A new study published in the journal Lung Cancer has reported that the increased nut intake might contribute to the prevention of small cell lung cancer in men. The study revealed that for total lung cancer and small cell carcinoma, the inverse association with total nut intake in men was strongest in never and former smokers. Moreover, for total lung cancer, the inverse association was stronger in lighter smokers than in heavy smokers.
Survival rates of lung cancer are still poor, despite advances in its detection and treatment. Unfortunately, minimally 50% of the patients are diagnosed when at an advanced disease stage.
Highlights of the study are-
- Nut intake was associated with a reduced risk of small cell lung cancer in men.
- Nonsignificant inverse trends were seen for the other lung cancer subtypes in men.
- The inverse associations in men were strongest in never and former smokers.
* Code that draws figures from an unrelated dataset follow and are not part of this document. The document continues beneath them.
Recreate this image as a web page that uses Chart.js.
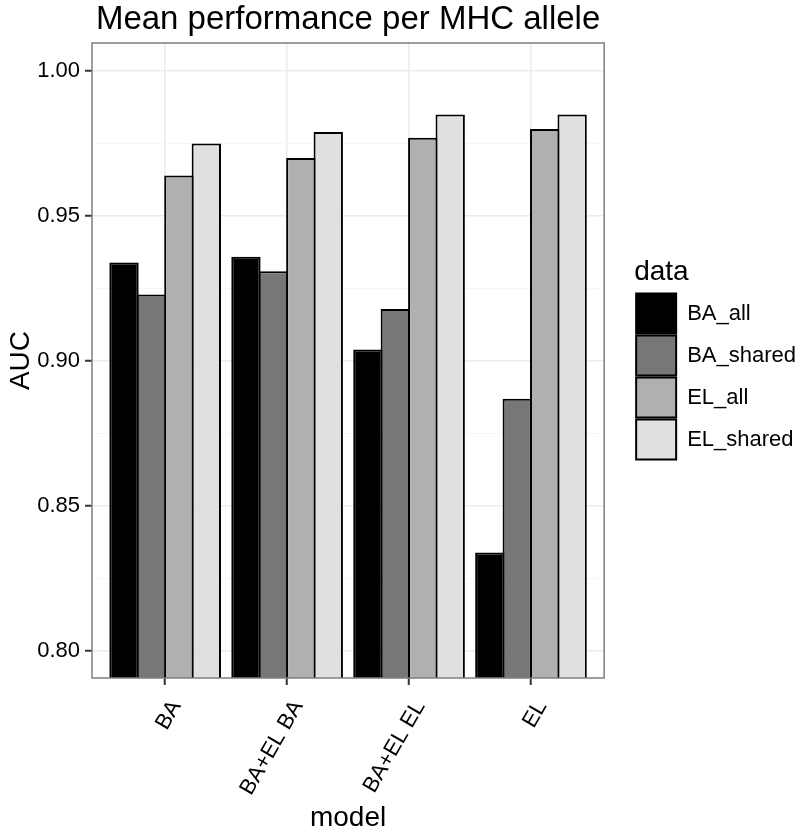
<!DOCTYPE html>
<html><head><meta charset="utf-8">
<script src="https://cdn.jsdelivr.net/npm/chart.js@4/dist/chart.umd.min.js"></script>
<style>html,body{margin:0;padding:0;background:#fff;}</style>
</head><body>
<canvas id="c" width="800" height="833"></canvas>
<script>
// ---- data ----
const models = ['BA', 'BA+EL BA', 'BA+EL EL', 'EL'];
const seriesNames = ['BA_all', 'BA_shared', 'EL_all', 'EL_shared'];
const BA_all    = [0.934, 0.936, 0.904, 0.834];
const BA_shared = [0.923, 0.931, 0.918, 0.887];
const EL_all    = [0.964, 0.970, 0.977, 0.980];
const EL_shared = [0.975, 0.979, 0.985, 0.985];
const yTickValues = [0.80, 0.825, 0.85, 0.875, 0.90, 0.925, 0.95, 0.975, 1.00];
const yMin = 0.7907, yMax = 1.0097;

// ---- styles ----
const fills = ['#000000', '#777777', '#b0b0b0', '#e0e0e0'];
const FONT = "'Liberation Sans', Arial, Helvetica, sans-serif";
Chart.defaults.font.family = FONT;
Chart.defaults.color = '#000';

const seriesValues = [BA_all, BA_shared, EL_all, EL_shared];
const isMajor = v => Math.round(v * 1000) % 50 === 0;

const panelBorder = {
  id: 'panelBorder',
  afterDatasetsDraw(chart) {
    const {ctx, chartArea: a} = chart;
    ctx.save();
    ctx.strokeStyle = '#7f7f7f';
    ctx.lineWidth = 1.5;
    ctx.strokeRect(a.left, a.top, a.right - a.left, a.bottom - a.top);
    ctx.restore();
  }
};

new Chart(document.getElementById('c'), {
  type: 'bar',
  data: {
    datasets: seriesNames.map((name, k) => ({
      label: name,
      data: seriesValues[k].map((v, i) => ({x: i, y: v})),
      backgroundColor: fills[k],
      borderColor: '#000',
      borderWidth: 2,
      borderSkipped: 'start',
      inflateAmount: 0,
      categoryPercentage: 0.9,
      barPercentage: 1.07
    }))
  },
  options: {
    responsive: false,
    animation: false,
    devicePixelRatio: 1,
    layout: {padding: {left: 0, right: -6, top: 0, bottom: 0}},
    plugins: {
      title: {
        display: true,
        text: 'Mean performance per MHC allele',
        fullSize: false,
        color: '#000',
        font: {size: 33, weight: 'normal'},
        padding: {top: 0, bottom: 3.4}
      },
      legend: {
        position: 'right',
        align: 'start',
        maxWidth: 220,
        title: {
          display: true,
          text: 'data',
          position: 'start',
          color: '#000',
          font: {size: 28, weight: 'normal'},
          padding: {top: 258, bottom: 0}
        },
        labels: {
          boxWidth: 40,
          boxHeight: 40,
          padding: 2,
          color: '#000',
          font: {size: 22}
        }
      },
      tooltip: {enabled: false}
    },
    scales: {
      x: {
        type: 'linear',
        min: -0.6,
        max: 3.6,
        offset: false,
        afterBuildTicks: s => { s.ticks = models.map((m, i) => ({value: i})); },
        afterFit: s => { s.height = 155; },
        grid: {
          offset: false,
          color: '#ebebeb',
          lineWidth: 1.5,
          tickColor: '#333',
          tickWidth: 2,
          tickLength: 7
        },
        border: {display: false},
        ticks: {
          autoSkip: false,
          minRotation: 60,
          maxRotation: 60,
          padding: 11,
          labelOffset: 11,
          color: '#000',
          font: {size: 22},
          callback: v => models[v]
        },
        title: {
          display: true,
          text: 'model',
          color: '#000',
          font: {size: 28},
          padding: {top: 0, bottom: -2}
        }
      },
      y: {
        type: 'linear',
        min: yMin,
        max: yMax,
        afterBuildTicks: s => { s.ticks = yTickValues.map(v => ({value: v})); },
        afterFit: s => { s.width = 92; },
        grid: {
          color: c => isMajor(c.tick.value) ? '#ebebeb' : '#f6f6f6',
          lineWidth: c => isMajor(c.tick.value) ? 1.5 : 1,
          tickColor: c => isMajor(c.tick.value) ? '#333' : 'rgba(0,0,0,0)',
          tickWidth: 2,
          tickLength: 7
        },
        border: {display: false},
        ticks: {
          autoSkip: false,
          padding: 5,
          color: '#000',
          font: {size: 22},
          callback: v => isMajor(v) ? v.toFixed(2) : ''
        },
        title: {
          display: true,
          text: 'AUC',
          color: '#000',
          font: {size: 28},
          padding: {top: 4, bottom: 0}
        }
      },
      gap: {
        type: 'linear',
        position: 'right',
        display: true,
        afterFit: s => { s.width = 30; },
        grid: {display: false, drawTicks: false},
        border: {display: false},
        ticks: {display: false}
      }
    }
  },
  plugins: [panelBorder]
});
</script>
</body></html>
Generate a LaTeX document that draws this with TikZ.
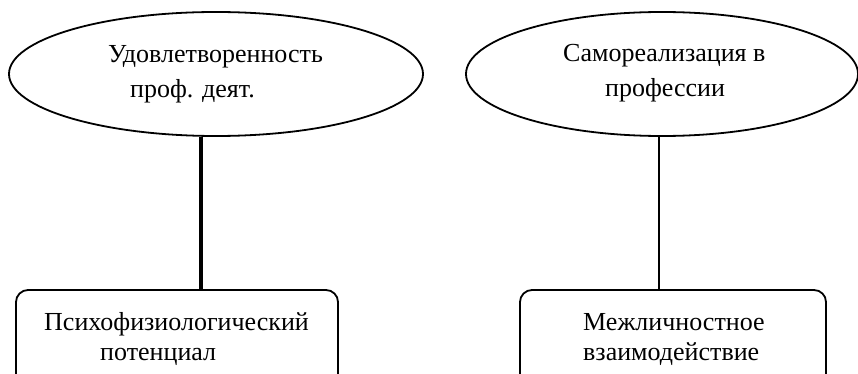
\documentclass[tikz,border=0pt]{standalone}
\usepackage{fontspec}
\setmainfont{Liberation Serif}
\usetikzlibrary{shapes.geometric}
\begin{document}
\begin{tikzpicture}[x=1pt,y=-1pt,
  ell/.style={draw,line width=1.8pt,ellipse,inner sep=0pt},
  boxst/.style={draw,line width=1.8pt,rounded corners=12pt},
  lbl/.style={font=\fontsize{26}{30}\selectfont,inner sep=0pt,anchor=base west}]
\useasboundingbox (0,0) rectangle (858,374);
\clip (0,0) rectangle (858,374);
\node[ell,minimum width=414pt,minimum height=124pt] (e1) at (216,74) {};
\node[ell,minimum width=392pt,minimum height=124pt] (e2) at (662,74) {};
\node[boxst,minimum width=322pt,minimum height=100pt] (b1) at (177,340) {};
\node[boxst,minimum width=306pt,minimum height=100pt] (b2) at (673,340) {};
\node[lbl] (t1) at (108,63) {Удовлетворенность};
\node[lbl] (t2) at (130,98) {проф. деят.};
\node[lbl] (t3) at (563,62) {Самореализация в};
\node[lbl] (t4) at (605,97) {профессии};
\node[lbl] (t5) at (44,330) {Психофизиологический};
\node[lbl] (t6) at (100,360) {потенциал};
\node[lbl] (t7) at (583,330) {Межличностное};
\node[lbl] (t8) at (583,360) {взаимодействие};
\draw[line width=4.5pt] ([xshift=-15pt]e1.south) -- ([xshift=24pt]b1.north);
\draw[line width=1.8pt] ([xshift=-3pt]e2.south) -- ([xshift=-14pt]b2.north);
\end{tikzpicture}
\end{document}
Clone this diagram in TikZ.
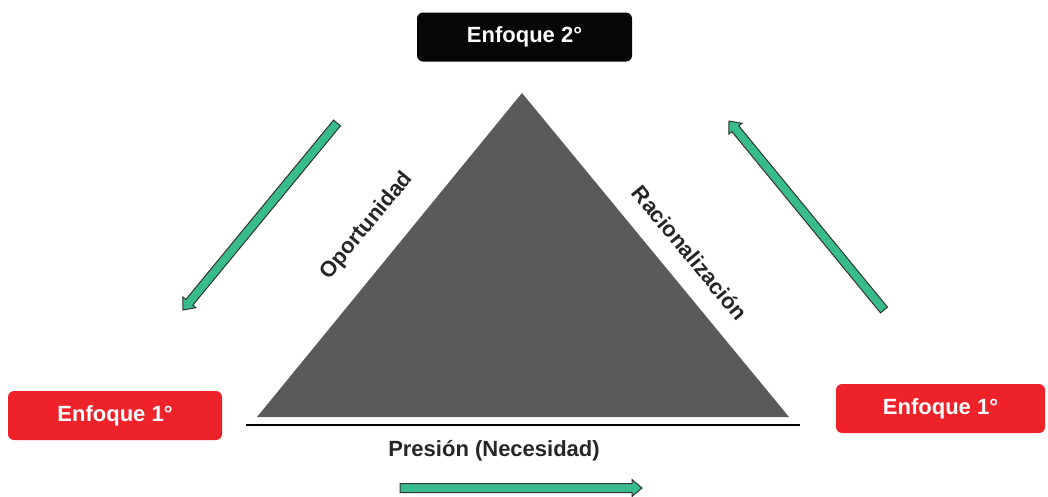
\documentclass[tikz,border=0pt]{standalone}
\usepackage{fontspec}
\setmainfont{Liberation Sans}
\usetikzlibrary{calc}
\definecolor{arrowgreen}{RGB}{56,188,140}
\definecolor{trigray}{RGB}{90,90,90}
\definecolor{boxred}{RGB}{238,34,41}
\definecolor{boxblack}{RGB}{6,6,6}
\tikzset{
  labelbox/.style={rounded corners=6pt, minimum height=49pt, text=white,
    font=\fontsize{22}{26}\selectfont\bfseries},
  redbox/.style={labelbox, fill=boxred},
  blackbox/.style={labelbox, fill=boxblack},
  sidelabel/.style={font=\fontsize{22}{26}\selectfont\bfseries, text=black!85},
  blockarrow/.style={fill=arrowgreen, draw=black!80, line width=1pt, line join=miter}
}
% block arrow from tail #1 to tip #2
\newcommand\greenblockarrow[2]{%
  \coordinate (#1-h) at ($(#2)!10pt!(#1)$);
  \path[blockarrow]
    ($(#1)!4.5pt!90:(#2)$) -- ($(#1-h)!4.5pt!90:(#2)$) -- ($(#1-h)!8.5pt!90:(#2)$)
    -- (#2) -- ($(#1-h)!8.5pt!-90:(#2)$) -- ($(#1-h)!4.5pt!-90:(#2)$)
    -- ($(#1)!4.5pt!-90:(#2)$) -- cycle;}
\begin{document}
\begin{tikzpicture}[x=1pt,y=-1pt]
\useasboundingbox (0,0) rectangle (1048,496);

% triangle and base line
\coordinate (apex) at (522,93);
\coordinate (bl) at (257,417);
\coordinate (br) at (789,417);
\fill[trigray] (apex) -- (br) -- (bl) -- cycle;
\coordinate (baseL) at (246,425);
\coordinate (baseR) at (800,425);
\draw[line width=2.5pt] (baseL) -- (baseR);

% side labels
\node[sidelabel, rotate=50.5] (oport) at (367,226) {Oportunidad};
\node[sidelabel, rotate=-50.5] (racio) at (690,253) {Racionalización};
\node[sidelabel] (presion) at (494,451) {Presión (Necesidad)};

% boxes
\node[blackbox, minimum width=215pt] (top) at (524.5,37) {Enfoque 2°};
\node[redbox, minimum width=214pt] (left) at (115,415.5) {Enfoque 1°};
\node[redbox, minimum width=209pt] (right) at (940.5,408.5) {Enfoque 1°};

% arrows
\coordinate (la) at (337,123); \coordinate (lb) at (183,310);
\coordinate (ra) at (884,310); \coordinate (rb) at (729,121);
\coordinate (ba) at (400,488); \coordinate (bb) at (642,488);
\greenblockarrow{la}{lb}
\greenblockarrow{ra}{rb}
\greenblockarrow{ba}{bb}
\end{tikzpicture}
\end{document}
- Peanut butter was not associated with the risk of lung cancer in both sexes.
Nuts have recently been hypothesized to conduct cancer-chemopreventive activities because of their antioxidant and anti-inflammatory effects Nut consumption appeared to contribute to this protective effect, especially in men but was not studied thoroughly.
Lisette Nieuwenhuis and associates conducted a prospective population-based cohort study to investigate the association between total nut, tree nut, peanut, and peanut butter intake and the risk of lung cancer and its subtypes.
In 1986, dietary and lifestyle habits of 120,852 participants, aged 55–69 years, were measured with a questionnaire. After 20.3 years of follow-up, 3720 subcohort members and 2861 lung cancer cases were included in multivariable case-cohort analyses.
The investigators found that total nut intake was not significantly associated with total lung cancer risk in men or women. For small cell carcinoma, a significant inverse association with total nut intake was observed in men after controlling for detailed smoking habits. Inverse relations with small cell carcinoma were also found for tree nut and peanut intake in men in continuous analyses.
Moreover, for the other lung cancer subtypes, no significant associations were seen in men. Nut intake was not related to the risk of lung cancer subtypes in women, and no associations were found for peanut butter in both sexes.
“In our study, the relation between nut intake and lung cancer risk differed substantially between the sexes. This might be explained by the lower mean nut intake in women (4.4 g/day) than in men (7.9 g/day), ”write the authors.
The study concluded that increased total nut, tree nut, and peanut intake was related to a significantly reduced risk of small cell carcinoma in men, after controlling for detailed smoking habits and inverse, but nonsignificant associations were seen for total lung cancer and the other histologic lung cancer subtypes in men.